Otherwise, expats can check weekly listings in major local newspapers, as well as property websites and online classifieds. Upon finding a suitable place, expats should contact the advertiser to arrange a viewing. Expats should note that properties go quickly in Cape Town, so it is best to work swiftly. House-hunting in Cape Town can be cut-throat, especially during high season. It's best for prospective tenants to have all their paperwork prepared beforehand and to be ready to pounce on a place if it suits their requirements.
Renting accommodation in Cape Town
Making an application
Once their ideal home has been found, expats will need to put in an application. This usually consists of an application form, proof of identity, proof of income and employment, and references.
Before moving in, prospective tenants will need to pay the first month's rent upfront, along with one or two months of rent as a security deposit. If the property is in good condition at the end of the lease, the deposit will be returned. Any damages beyond normal wear-and-tear incurred during the lease will be deducted from the deposit. Before moving in, expats should inspect the home for any pre-existing damage and alert the landlord of any issues.
Signing a lease
Contracts are typically signed for 12 months and are renewable. Some leases have stricter conditions than others and may contain stipulations about smoking, pets, noise hours and gatherings in the home. Expats should make sure they understand the lease agreement and any such clauses before signing.

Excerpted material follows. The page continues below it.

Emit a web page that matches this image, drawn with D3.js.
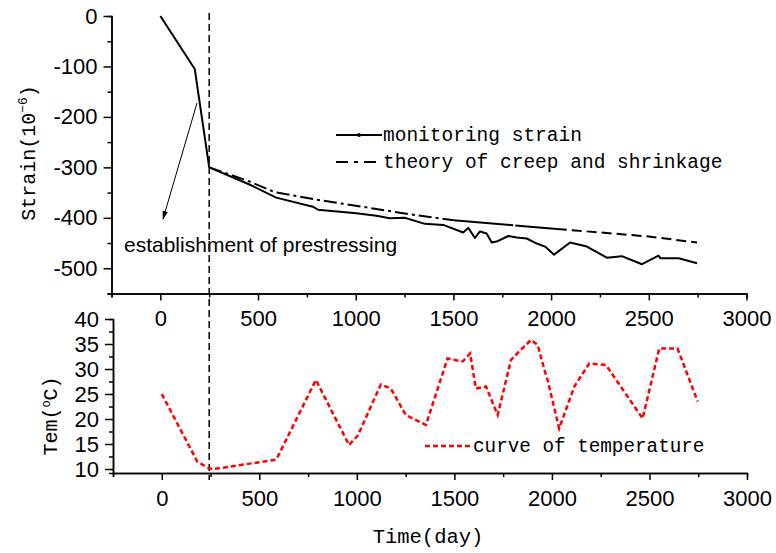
<!DOCTYPE html>
<html>
<head>
<meta charset="utf-8">
<title>Strain and temperature</title>
<script src="https://cdn.jsdelivr.net/npm/d3@7"></script>
<style>
body { margin: 0; background: #fff; }
.tick text { font: 22px 'Liberation Sans', Arial, sans-serif; fill: #000; }
.domain, .tick line { stroke: #000; stroke-width: 1.5px; }
.mono { font-family: 'Liberation Mono', 'DejaVu Sans Mono', monospace; fill: #000; }
</style>
</head>
<body>
<svg id="chart" width="776" height="553"></svg>
<script>
// monitoring strain (10^-6) vs day
var strainDays = [0,176,250,456,593,781,807,1003,1106,1174,1251,1354,1448,1550,1576,1610,1636,1670,1696,1721,1781,1824,1875,1927,1969,2015,2097,2183,2285,2362,2465,2550,2559,2653,2747];
var strainValues = [0,-105,-300,-334,-360,-378,-384,-391,-396,-401,-400,-412,-414,-429,-420,-440,-427,-431,-449,-447,-436,-439,-441,-451,-457,-473,-449,-457,-479,-476,-492,-475,-480,-480,-490];

// theory of creep and shrinkage
var theoryDays = [250,456,585,798,1000,1260,1500,2029,2500,2747];
var theoryValues = [-300,-328,-349,-364,-376,-392,-405,-422,-437,-449];

// temperature curve
var tempDays = [0,182,242,268,576,590,790,960,1005,1123,1174,1251,1354,1465,1542,1581,1610,1662,1722,1790,1832,1892,1927,1969,1978,2037,2115,2191,2277,2465,2550,2644,2747];
var tempValues = [25,11.5,10.1,10,11.8,12.1,27.8,14.8,16.7,26.9,26.1,20.8,18.8,32.1,31.5,33.1,26.1,26.5,20.8,31.8,33.5,35.8,34.8,28.8,27.8,18.1,26.5,31.1,30.8,20.1,34.1,34.1,23.5];

var xTicks = [0,500,1000,1500,2000,2500,3000];
var xMinor = [-250,250,750,1250,1750,2250,2750];
var strainTicks = [0,-100,-200,-300,-400,-500];
var strainMinor = [-50,-150,-250,-350,-450,-550];
var tempTicks = [10,15,20,25,30,35,40];
var tempMinor = [12.5,17.5,22.5,27.5,32.5,37.5];
var prestressDay = 250;

var svg = d3.select("#chart");

var xTop = d3.scaleLinear().domain([-250, 3000]).range([111.5, 746.5]);
var xBot = d3.scaleLinear().domain([-250, 3000]).range([113, 747]);
var yStrain = d3.scaleLinear().domain([-550, 0]).range([293.5, 16]);
var yTemp = d3.scaleLinear().domain([9.2, 40]).range([473, 319]);

function fmt(d) { return String(d); }

// top panel axes
svg.append("g").attr("transform", "translate(0,293.5)")
  .call(d3.axisBottom(xTop).tickValues(xMinor).tickSize(4).tickFormat(""));
svg.append("g").attr("transform", "translate(0,293.5)")
  .call(d3.axisBottom(xTop).tickValues(xTicks).tickSize(7).tickSizeOuter(0).tickPadding(10).tickFormat(fmt));
svg.append("g").attr("transform", "translate(111.5,0)")
  .call(d3.axisLeft(yStrain).tickValues(strainMinor).tickSize(4).tickFormat(""));
svg.append("g").attr("transform", "translate(111.5,0)")
  .call(d3.axisLeft(yStrain).tickValues(strainTicks).tickSize(8).tickSizeOuter(0).tickPadding(6).tickFormat(fmt));

// bottom panel axes
svg.append("g").attr("transform", "translate(0,473)")
  .call(d3.axisBottom(xBot).tickValues(xMinor).tickSize(4).tickFormat(""));
svg.append("g").attr("transform", "translate(0,473)")
  .call(d3.axisBottom(xBot).tickValues(xTicks).tickSize(7).tickSizeOuter(0).tickPadding(10).tickFormat(fmt));
svg.append("g").attr("transform", "translate(113,0)")
  .call(d3.axisLeft(yTemp).tickValues(tempMinor).tickSize(4).tickFormat(""));
svg.append("g").attr("transform", "translate(113,0)")
  .call(d3.axisLeft(yTemp).tickValues(tempTicks).tickSize(8).tickSizeOuter(0).tickPadding(6).tickFormat(fmt));

// prestress marker line across both panels
svg.append("line")
  .attr("x1", xTop(prestressDay)).attr("x2", xTop(prestressDay))
  .attr("y1", 13).attr("y2", 480)
  .attr("stroke", "#000").attr("stroke-width", 1.5)
  .attr("stroke-dasharray", "7,4");

var strainLine = d3.line().x(function(d) { return xTop(d[0]); }).y(function(d) { return yStrain(d[1]); });
var tempLine = d3.line().x(function(d) { return xBot(d[0]); }).y(function(d) { return yTemp(d[1]); });

// theory curve: dash pattern differs along the curve (dash-dot, near solid, dashed)
var theoryPts = theoryDays.map(function(d, i) { return [d, theoryValues[i]]; });
var theoryParts = [
  { from: 250, to: 1500, dash: "13,4,3,4" },
  { from: 1500, to: 2029, dash: "60,2" },
  { from: 2029, to: 2747, dash: "10,5" }
];
theoryParts.forEach(function(p) {
  svg.append("path")
    .datum(theoryPts.filter(function(d) { return d[0] >= p.from && d[0] <= p.to; }))
    .attr("d", strainLine)
    .attr("fill", "none").attr("stroke", "#000").attr("stroke-width", 2)
    .attr("stroke-dasharray", p.dash);
});

svg.append("path")
  .datum(strainDays.map(function(d, i) { return [d, strainValues[i]]; }))
  .attr("d", strainLine)
  .attr("fill", "none").attr("stroke", "#000").attr("stroke-width", 2)
  .attr("stroke-linejoin", "round");

svg.append("path")
  .datum(tempDays.map(function(d, i) { return [d, tempValues[i]]; }))
  .attr("d", tempLine)
  .attr("fill", "none").attr("stroke", "#ff0000").attr("stroke-width", 2.5)
  .attr("stroke-dasharray", "5,3");

// legends
svg.append("line").attr("x1", 336).attr("x2", 382).attr("y1", 135).attr("y2", 135)
  .attr("stroke", "#000").attr("stroke-width", 2);
svg.append("circle").attr("cx", 359).attr("cy", 135).attr("r", 2).attr("fill", "#000");
svg.append("text").attr("class", "mono").attr("x", 383).attr("y", 141)
  .style("font-size", "19.5px").text("monitoring strain");

svg.append("line").attr("x1", 336).attr("x2", 382).attr("y1", 162).attr("y2", 162)
  .attr("stroke", "#000").attr("stroke-width", 2).attr("stroke-dasharray", "12,6,4,6");
svg.append("text").attr("class", "mono").attr("x", 383).attr("y", 168)
  .style("font-size", "19.5px").text("theory of creep and shrinkage");

svg.append("line").attr("x1", 425).attr("x2", 473).attr("y1", 446).attr("y2", 446)
  .attr("stroke", "#ff0000").attr("stroke-width", 2.5).attr("stroke-dasharray", "5,3");
svg.append("text").attr("class", "mono").attr("x", 473).attr("y", 452)
  .style("font-size", "19.3px").text("curve of temperature");

// annotation arrow
svg.append("defs").append("marker")
  .attr("id", "arrow").attr("viewBox", "0 0 10 10")
  .attr("refX", 9).attr("refY", 5)
  .attr("markerWidth", 9).attr("markerHeight", 9)
  .attr("orient", "auto")
  .append("path").attr("d", "M0,2 L10,5 L0,8 Z").attr("fill", "#000");

svg.append("line")
  .attr("x1", 197).attr("y1", 103).attr("x2", 163).attr("y2", 219)
  .attr("stroke", "#000").attr("stroke-width", 1)
  .attr("marker-end", "url(#arrow)");

svg.append("text").attr("x", 124).attr("y", 252)
  .style("font", "21px 'Liberation Sans', Arial, sans-serif")
  .text("establishment of prestressing");

// axis titles
svg.append("text").attr("class", "mono")
  .attr("transform", "translate(35,153) rotate(-90)")
  .attr("text-anchor", "middle")
  .style("font-size", "20px")
  .html("Strain(10<tspan dy='-8' font-size='13px'>−6</tspan><tspan dy='8'>)</tspan>");

svg.append("text").attr("class", "mono")
  .attr("transform", "translate(57,416) rotate(-90)")
  .attr("text-anchor", "middle")
  .style("font-size", "20px")
  .html("Tem(<tspan dy='-7' font-size='12px'>o</tspan><tspan dy='7'>C)</tspan>");

svg.append("text").attr("class", "mono")
  .attr("x", 428).attr("y", 543)
  .attr("text-anchor", "middle")
  .style("font-size", "20.5px")
  .text("Time(day)");
</script>
</body>
</html>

Utilities are rarely included in rental prices and are usually an additional expense for the tenant.
Expats are advised to ensure their new home has appropriate security measures installed such as burglar bars, alarm monitoring and armed response. Complexes and larger apartment blocks will have their own front-desk security, but smaller units will only have security if provided by the body corporate.
Buying property in Cape Town
Despite the rand’s weakness and low consumer confidence, the South African property market is considered by many to be a worthwhile investment, and sellers have the advantage when it comes to Cape Town real estate. In fact, many a Cape Town millionaire has made their fortune through property. Resale returns have, however, diminished since the height of the property boom, and foreign investors are increasingly choosing to rent out their properties and settle for a stable source of income.
Conversely, the weak rand means that expats get high-end properties in Cape Town at great value for money, with the number of investors buying to rent increasing despite economic conditions in the country.